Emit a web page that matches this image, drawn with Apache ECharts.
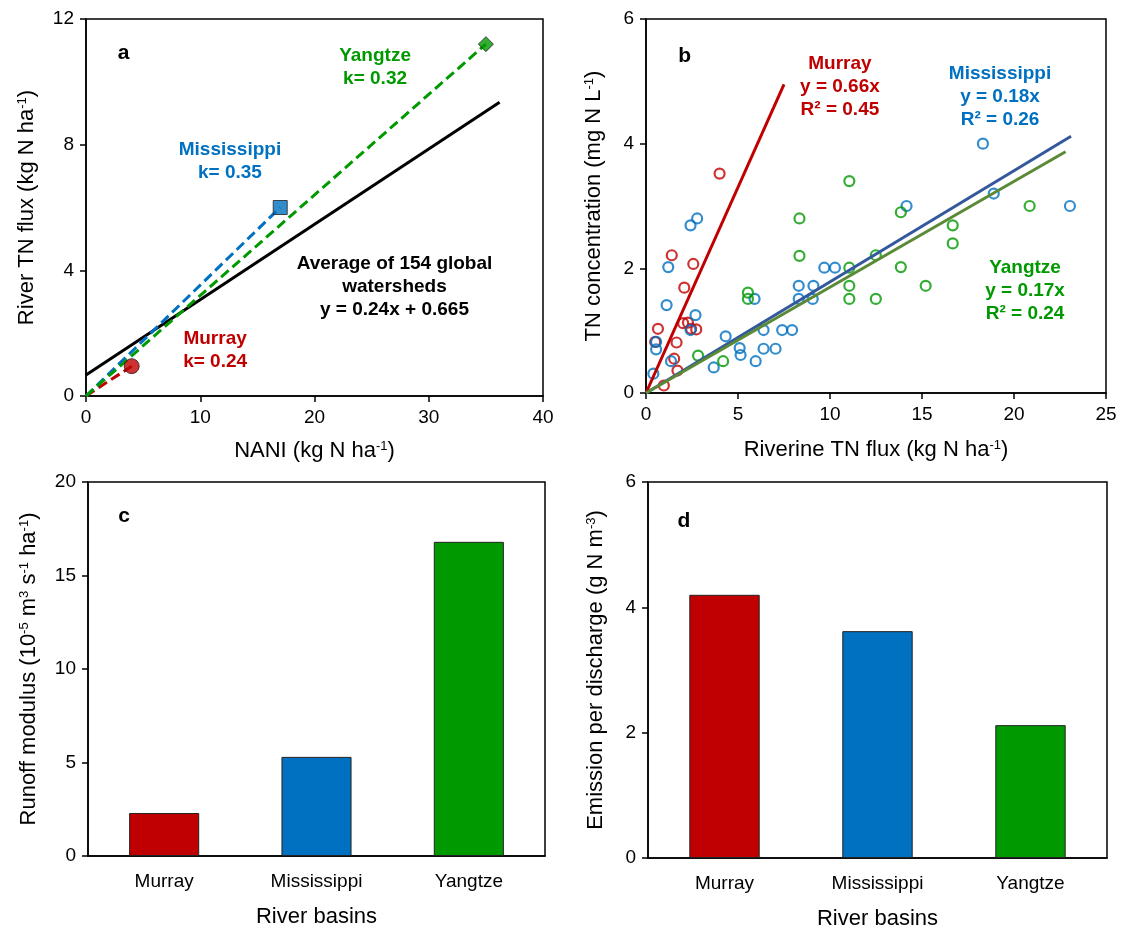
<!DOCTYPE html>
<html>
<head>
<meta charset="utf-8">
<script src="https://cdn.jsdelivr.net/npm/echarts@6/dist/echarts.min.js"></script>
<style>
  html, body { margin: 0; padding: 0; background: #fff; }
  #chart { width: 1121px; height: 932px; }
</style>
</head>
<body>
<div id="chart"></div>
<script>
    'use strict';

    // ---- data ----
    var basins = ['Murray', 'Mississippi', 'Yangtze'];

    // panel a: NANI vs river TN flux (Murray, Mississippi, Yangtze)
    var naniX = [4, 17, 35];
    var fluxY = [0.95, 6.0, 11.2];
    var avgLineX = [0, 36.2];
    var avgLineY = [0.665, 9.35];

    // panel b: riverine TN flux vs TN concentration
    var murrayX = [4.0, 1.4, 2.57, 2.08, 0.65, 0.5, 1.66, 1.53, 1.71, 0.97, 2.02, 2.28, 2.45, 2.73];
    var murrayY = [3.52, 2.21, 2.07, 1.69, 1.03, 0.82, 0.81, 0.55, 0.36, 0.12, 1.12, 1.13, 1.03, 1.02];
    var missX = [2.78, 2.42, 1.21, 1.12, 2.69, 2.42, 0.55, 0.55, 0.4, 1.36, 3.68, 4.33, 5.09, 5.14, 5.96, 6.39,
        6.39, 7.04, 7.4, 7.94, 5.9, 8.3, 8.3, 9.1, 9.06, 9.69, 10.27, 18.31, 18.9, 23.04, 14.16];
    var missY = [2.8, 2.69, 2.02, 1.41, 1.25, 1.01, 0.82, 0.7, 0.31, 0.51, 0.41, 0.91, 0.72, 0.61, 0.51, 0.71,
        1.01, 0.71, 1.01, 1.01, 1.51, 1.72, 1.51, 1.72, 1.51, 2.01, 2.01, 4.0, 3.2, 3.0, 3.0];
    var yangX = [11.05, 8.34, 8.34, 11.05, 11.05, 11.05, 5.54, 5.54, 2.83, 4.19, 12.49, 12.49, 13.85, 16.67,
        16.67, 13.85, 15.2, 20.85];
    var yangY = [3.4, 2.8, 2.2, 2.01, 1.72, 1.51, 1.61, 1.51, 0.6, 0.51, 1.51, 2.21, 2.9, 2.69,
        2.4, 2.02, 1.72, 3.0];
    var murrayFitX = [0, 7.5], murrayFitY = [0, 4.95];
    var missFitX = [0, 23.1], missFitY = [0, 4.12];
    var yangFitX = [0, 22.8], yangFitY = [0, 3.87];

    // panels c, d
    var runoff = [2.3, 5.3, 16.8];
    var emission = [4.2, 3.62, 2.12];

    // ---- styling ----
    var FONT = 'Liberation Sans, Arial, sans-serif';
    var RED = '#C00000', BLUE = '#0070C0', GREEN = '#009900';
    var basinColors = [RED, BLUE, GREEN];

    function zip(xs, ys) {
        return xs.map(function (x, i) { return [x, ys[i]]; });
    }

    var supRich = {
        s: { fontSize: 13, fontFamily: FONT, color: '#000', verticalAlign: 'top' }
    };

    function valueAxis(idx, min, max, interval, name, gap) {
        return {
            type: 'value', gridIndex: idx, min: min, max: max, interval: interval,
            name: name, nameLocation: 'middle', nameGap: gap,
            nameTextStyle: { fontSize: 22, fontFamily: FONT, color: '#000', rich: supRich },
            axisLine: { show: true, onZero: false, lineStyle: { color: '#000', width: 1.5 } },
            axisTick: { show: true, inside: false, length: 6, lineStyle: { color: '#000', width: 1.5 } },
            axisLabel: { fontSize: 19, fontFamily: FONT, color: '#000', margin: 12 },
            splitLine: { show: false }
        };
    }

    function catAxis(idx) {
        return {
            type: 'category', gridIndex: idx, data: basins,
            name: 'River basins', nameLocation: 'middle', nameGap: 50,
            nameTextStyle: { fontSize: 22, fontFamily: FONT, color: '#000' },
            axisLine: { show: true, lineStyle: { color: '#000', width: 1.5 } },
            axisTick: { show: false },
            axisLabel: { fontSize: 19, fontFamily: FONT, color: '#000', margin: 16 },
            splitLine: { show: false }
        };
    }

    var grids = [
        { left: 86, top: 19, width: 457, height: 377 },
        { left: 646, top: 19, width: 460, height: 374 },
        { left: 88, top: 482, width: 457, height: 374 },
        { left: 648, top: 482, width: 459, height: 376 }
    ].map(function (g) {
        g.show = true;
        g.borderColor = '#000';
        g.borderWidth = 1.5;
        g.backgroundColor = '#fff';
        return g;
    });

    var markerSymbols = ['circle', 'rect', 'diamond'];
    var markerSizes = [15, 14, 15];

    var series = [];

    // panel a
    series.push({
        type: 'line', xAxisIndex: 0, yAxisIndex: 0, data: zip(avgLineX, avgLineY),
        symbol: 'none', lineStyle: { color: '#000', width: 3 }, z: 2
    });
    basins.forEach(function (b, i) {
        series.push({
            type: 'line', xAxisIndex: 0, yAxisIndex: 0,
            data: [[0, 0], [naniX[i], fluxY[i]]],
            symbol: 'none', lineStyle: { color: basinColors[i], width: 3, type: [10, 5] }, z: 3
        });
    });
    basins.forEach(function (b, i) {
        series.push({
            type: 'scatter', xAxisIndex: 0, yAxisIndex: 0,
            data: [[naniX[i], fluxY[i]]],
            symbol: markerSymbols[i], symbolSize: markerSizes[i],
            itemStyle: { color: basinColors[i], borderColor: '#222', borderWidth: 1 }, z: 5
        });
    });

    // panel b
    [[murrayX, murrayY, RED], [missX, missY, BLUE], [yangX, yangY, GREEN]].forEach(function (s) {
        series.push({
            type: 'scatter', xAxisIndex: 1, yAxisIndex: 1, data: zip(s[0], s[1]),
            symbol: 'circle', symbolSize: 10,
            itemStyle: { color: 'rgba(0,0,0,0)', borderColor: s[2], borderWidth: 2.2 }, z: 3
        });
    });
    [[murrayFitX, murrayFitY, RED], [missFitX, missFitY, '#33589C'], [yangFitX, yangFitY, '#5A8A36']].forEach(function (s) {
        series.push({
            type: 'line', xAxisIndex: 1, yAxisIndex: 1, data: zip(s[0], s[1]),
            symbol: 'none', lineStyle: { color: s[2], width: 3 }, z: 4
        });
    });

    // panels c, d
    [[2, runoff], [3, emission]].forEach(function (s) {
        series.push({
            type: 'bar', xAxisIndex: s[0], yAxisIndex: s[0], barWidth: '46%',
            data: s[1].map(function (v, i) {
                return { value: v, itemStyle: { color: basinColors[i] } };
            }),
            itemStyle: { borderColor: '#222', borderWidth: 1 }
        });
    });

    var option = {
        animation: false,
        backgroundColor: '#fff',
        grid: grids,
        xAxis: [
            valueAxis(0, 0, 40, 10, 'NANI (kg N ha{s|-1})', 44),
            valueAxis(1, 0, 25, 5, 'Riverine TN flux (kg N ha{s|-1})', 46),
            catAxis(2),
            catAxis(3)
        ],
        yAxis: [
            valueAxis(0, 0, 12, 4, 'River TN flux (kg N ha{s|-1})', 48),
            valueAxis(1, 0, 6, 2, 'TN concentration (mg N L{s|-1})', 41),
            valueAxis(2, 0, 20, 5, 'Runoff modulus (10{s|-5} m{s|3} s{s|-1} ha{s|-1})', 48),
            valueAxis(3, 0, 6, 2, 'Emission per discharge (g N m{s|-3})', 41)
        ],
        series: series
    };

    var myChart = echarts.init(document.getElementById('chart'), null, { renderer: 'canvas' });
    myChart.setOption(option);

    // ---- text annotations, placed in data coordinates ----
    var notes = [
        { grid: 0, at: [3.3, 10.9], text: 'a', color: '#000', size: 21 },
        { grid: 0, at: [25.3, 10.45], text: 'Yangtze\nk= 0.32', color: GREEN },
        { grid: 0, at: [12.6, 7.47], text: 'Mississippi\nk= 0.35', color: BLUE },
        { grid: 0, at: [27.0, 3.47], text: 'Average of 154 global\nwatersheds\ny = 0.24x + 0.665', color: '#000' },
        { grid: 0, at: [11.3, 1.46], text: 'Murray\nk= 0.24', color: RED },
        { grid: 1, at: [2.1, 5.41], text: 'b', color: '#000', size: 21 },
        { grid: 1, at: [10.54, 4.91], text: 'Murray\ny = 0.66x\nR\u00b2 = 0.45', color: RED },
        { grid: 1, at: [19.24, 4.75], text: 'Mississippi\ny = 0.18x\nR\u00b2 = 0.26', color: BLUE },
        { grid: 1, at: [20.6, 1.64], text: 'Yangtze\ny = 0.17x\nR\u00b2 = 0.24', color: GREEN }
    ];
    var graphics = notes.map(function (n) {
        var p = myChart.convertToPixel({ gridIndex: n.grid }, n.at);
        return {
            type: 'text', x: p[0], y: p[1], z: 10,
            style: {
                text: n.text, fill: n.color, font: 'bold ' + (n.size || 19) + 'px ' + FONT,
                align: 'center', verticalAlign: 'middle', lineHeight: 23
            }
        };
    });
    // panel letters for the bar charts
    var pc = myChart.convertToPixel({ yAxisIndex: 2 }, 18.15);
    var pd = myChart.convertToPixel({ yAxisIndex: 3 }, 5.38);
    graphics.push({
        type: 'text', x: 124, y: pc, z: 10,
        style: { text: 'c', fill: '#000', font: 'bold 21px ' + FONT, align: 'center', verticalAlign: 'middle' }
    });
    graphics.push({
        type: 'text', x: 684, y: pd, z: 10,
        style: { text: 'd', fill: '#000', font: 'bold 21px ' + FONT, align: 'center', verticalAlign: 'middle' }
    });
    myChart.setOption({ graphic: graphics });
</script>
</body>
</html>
————
Problem:
Quote, exactly and only, the lines from the first line of the data above through the line containing "var avgLineY = [0.665, 9.35];". The pictures do not belong in it.

Solution below:
Emit a web page that matches this image, drawn with Apache ECharts.
<!DOCTYPE html>
<html>
<head>
<meta charset="utf-8">
<script src="https://cdn.jsdelivr.net/npm/echarts@6/dist/echarts.min.js"></script>
<style>
  html, body { margin: 0; padding: 0; background: #fff; }
  #chart { width: 1121px; height: 932px; }
</style>
</head>
<body>
<div id="chart"></div>
<script>
    'use strict';

    // ---- data ----
    var basins = ['Murray', 'Mississippi', 'Yangtze'];

    // panel a: NANI vs river TN flux (Murray, Mississippi, Yangtze)
    var naniX = [4, 17, 35];
    var fluxY = [0.95, 6.0, 11.2];
    var avgLineX = [0, 36.2];
    var avgLineY = [0.665, 9.35];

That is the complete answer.